Passing to a consideration of the question presented by the second proceeding, it appears that after the appellant's motion to vacate the subpoena duces tecum had been denied at Special Term, Mr. Hendley, as president of the Teachers Union of the City of New York, appeared before the Joint Legislative Committee at a meeting thereof at which the only member present was Senator Coudert, its vice-chairman. Upon demand being made of Mr. Hendley that he produce documents called for by the subpoena duces tecum, he produced some of the records specified therein but refused, upon demand therefor made by the vice-chairman of the committee, to produce the membership list of the appellant union. Thereafter, upon an application at Special Term for an order addressed to and served upon Mr. Hendley, as president of that union, directing him to show cause why he should not be adjudged guilty of contempt, Senator Coudert sought to compel the production of the membership list. An order to commit Mr. Hendley for contumacious conduct was granted at Special Term and has been unanimously affirmed by the Appellate Division.

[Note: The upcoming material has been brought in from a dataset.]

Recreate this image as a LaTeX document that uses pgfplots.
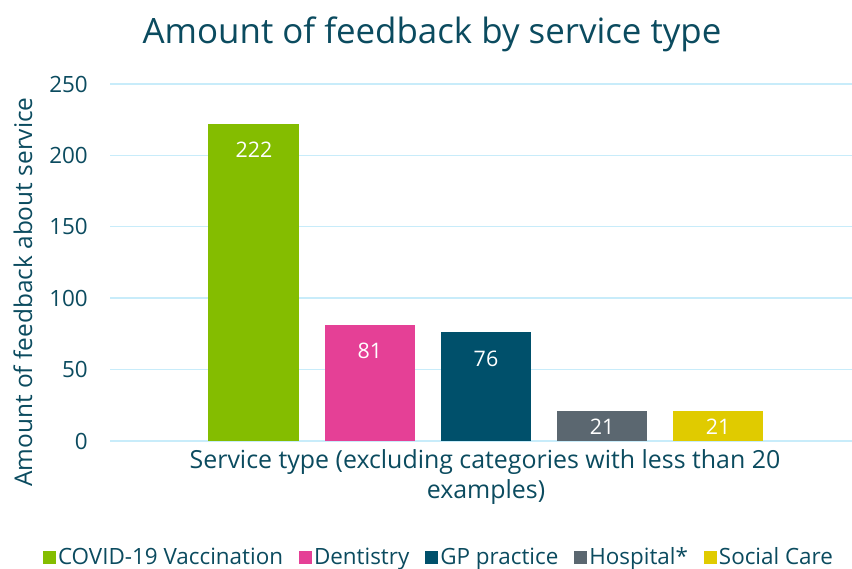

We find in the Joint Resolution, quoted in part above, authorization given to the Joint Legislative Committee to sit "in one or more parts" and "each member thereof" is empowered to administer oaths, take testimony, subpoena witnesses and "compel" the production of records and documents deemed material (subds. 6 and 7). It is also provided (subd. 7) that " each member * * * shall generally have, possess and exercise all of the powers of a legislative committee as provided by the legislative law." These provisions of the Joint Resolution authorized Senator Coudert as a subcommittee of one to issue the subpoena duces tecum which was served upon Mr. Hendley. The same provisions when read with section 62-a of the Legislative Law (Cons. Laws, ch. 32) and subdivision 3 of section 406 of the Civil Practice Act, gave Senator Coudert authority by contempt proceedings to compel the production of the membership list specified in the subpoena. "The power to legislate carries with it by necessary implication ample authority to obtain information needed in the rightful exercise of that power, and to employ compulsory process for the purpose." ( McGrain v. Daugherty, supra, p. 165. See, also, Matter of Doyle, 257 N.Y. 244, 259, 261; People ex rel. Hastings v. Hofstadter, 258 N.Y. 425, 433, 434.)
The single member of the subcommittee whose authority is challenged by the appellant in this proceeding, is a member of the Legislature. The question whether such a challenge would be sustained, if directed to the authority of a subcommittee of which a non-member of the Legislature is the single member, is not before us for decision.
The orders should be affirmed, without costs.
LOUGHRAN, FINCH, CONWAY and DESMOND, JJ., concur; LEHMAN, Ch. J., and RIPPEY, J., dissent from the decision so far as it affirms the order in the proceeding to punish for contempt on the sole ground that the resolution of the Legislature properly construed does not authorize the committee to appoint a subcommittee of one, even assuming for the purpose of this appeal that the Legislature by resolution has power to grant such authority to a committee which includes persons who are not members of the Legislature.